WHAT THE TASK REQUIRES
Please retype the data in full and exactly; the pictures are not part of the copy.

STORED DATA
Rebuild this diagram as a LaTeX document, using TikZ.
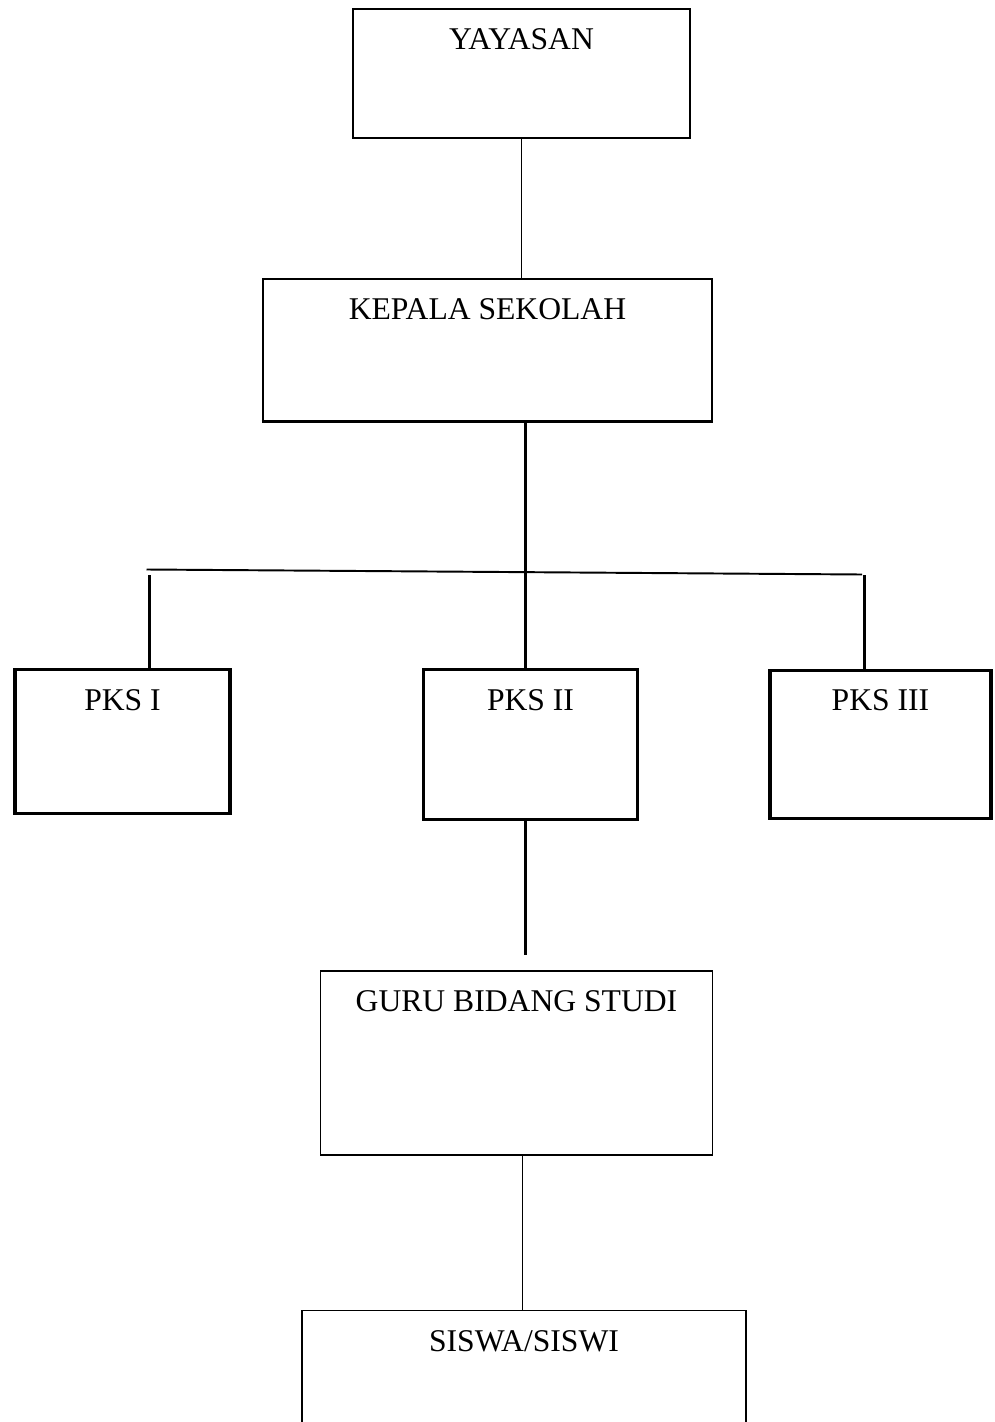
\documentclass[tikz,border=0pt]{standalone}
\usepackage{fontspec}
\setmainfont{Liberation Serif}
\usepackage{tikz}
\usetikzlibrary{positioning,calc}

\tikzset{
  orgbox/.style={draw, inner sep=0pt, line width=1pt, font=\fontsize{18}{22}\selectfont},
  pksbox/.style={orgbox, line width=1.9pt},
  thinline/.style={line width=1pt},
  thickline/.style={line width=1.9pt}
}

\begin{document}
\begin{tikzpicture}
  \clip (0,0) rectangle (19.88,-28.44);
  % boxes
  \node[orgbox, minimum width=6.75cm, text height=0.81cm, text depth=1.76cm] (yayasan) at (10.43,-1.47) {YAYASAN};
  \node[orgbox, minimum width=8.99cm, text height=0.80cm, text depth=2.03cm] (kepala) at (9.75,-7.0) {KEPALA SEKOLAH};
  \node[pksbox, minimum width=4.3cm, text height=0.82cm, text depth=2.05cm] (pks1) at (2.45,-14.83) {PKS I};
  \node[pksbox, minimum width=4.28cm, text height=0.82cm, text depth=2.17cm] (pks2) at (10.61,-14.89) {PKS II};
  \node[pksbox, minimum width=4.42cm, text height=0.81cm, text depth=2.16cm] (pks3) at (17.61,-14.89) {PKS III};
  \node[orgbox, minimum width=7.84cm, text height=0.81cm, text depth=2.87cm] (guru) at (10.33,-21.26) {GURU BIDANG STUDI};
  \node[orgbox, minimum width=8.89cm, text height=0.82cm, text depth=2.0cm] (siswa) at (10.48,-27.62) {SISWA/SISWI};
  \draw[line width=1.6pt] (kepala.south west) -- (kepala.south east);

  % connectors
  \coordinate (trunk) at (10.51,0);
  \coordinate (stem) at (10.45,0);
  \draw[thinline] (yayasan.south) -- (yayasan.south |- kepala.north);
  \draw[thickline] (kepala.south -| trunk) -- (pks2.north -| trunk);
  \coordinate (brL) at (2.93,-11.39);
  \coordinate (brR) at (17.24,-11.49);
  \draw[line width=1.1pt] (brL) -- (brR);
  \coordinate (dropL) at (2.99,-11.5);
  \coordinate (dropR) at (17.29,-11.5);
  \draw[thickline] (dropL) -- (dropL |- pks1.north);
  \draw[thickline] (dropR) -- (dropR |- pks3.north);
  \coordinate (guruend) at (10.51,-19.09);
  \draw[thickline] (pks2.south -| trunk) -- (guruend);
  \draw[thinline] (guru.south -| stem) -- (siswa.north -| stem);
\end{tikzpicture}
\end{document}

FINISHED ANSWER
Rebuild this diagram as a LaTeX document, using TikZ.
\documentclass[tikz,border=0pt]{standalone}
\usepackage{fontspec}
\setmainfont{Liberation Serif}
\usepackage{tikz}
\usetikzlibrary{positioning,calc}

\tikzset{
  orgbox/.style={draw, inner sep=0pt, line width=1pt, font=\fontsize{18}{22}\selectfont},
  pksbox/.style={orgbox, line width=1.9pt},
  thinline/.style={line width=1pt},
  thickline/.style={line width=1.9pt}
}

\begin{document}
\begin{tikzpicture}
  \clip (0,0) rectangle (19.88,-28.44);
  % boxes
  \node[orgbox, minimum width=6.75cm, text height=0.81cm, text depth=1.76cm] (yayasan) at (10.43,-1.47) {YAYASAN};
  \node[orgbox, minimum width=8.99cm, text height=0.80cm, text depth=2.03cm] (kepala) at (9.75,-7.0) {KEPALA SEKOLAH};
  \node[pksbox, minimum width=4.3cm, text height=0.82cm, text depth=2.05cm] (pks1) at (2.45,-14.83) {PKS I};
  \node[pksbox, minimum width=4.28cm, text height=0.82cm, text depth=2.17cm] (pks2) at (10.61,-14.89) {PKS II};
  \node[pksbox, minimum width=4.42cm, text height=0.81cm, text depth=2.16cm] (pks3) at (17.61,-14.89) {PKS III};
  \node[orgbox, minimum width=7.84cm, text height=0.81cm, text depth=2.87cm] (guru) at (10.33,-21.26) {GURU BIDANG STUDI};
  \node[orgbox, minimum width=8.89cm, text height=0.82cm, text depth=2.0cm] (siswa) at (10.48,-27.62) {SISWA/SISWI};
  \draw[line width=1.6pt] (kepala.south west) -- (kepala.south east);

  % connectors
  \coordinate (trunk) at (10.51,0);
  \coordinate (stem) at (10.45,0);
  \draw[thinline] (yayasan.south) -- (yayasan.south |- kepala.north);
  \draw[thickline] (kepala.south -| trunk) -- (pks2.north -| trunk);
  \coordinate (brL) at (2.93,-11.39);
  \coordinate (brR) at (17.24,-11.49);
  \draw[line width=1.1pt] (brL) -- (brR);
  \coordinate (dropL) at (2.99,-11.5);
  \coordinate (dropR) at (17.29,-11.5);
  \draw[thickline] (dropL) -- (dropL |- pks1.north);
  \draw[thickline] (dropR) -- (dropR |- pks3.north);
  \coordinate (guruend) at (10.51,-19.09);
  \draw[thickline] (pks2.south -| trunk) -- (guruend);
  \draw[thinline] (guru.south -| stem) -- (siswa.north -| stem);
\end{tikzpicture}
\end{document}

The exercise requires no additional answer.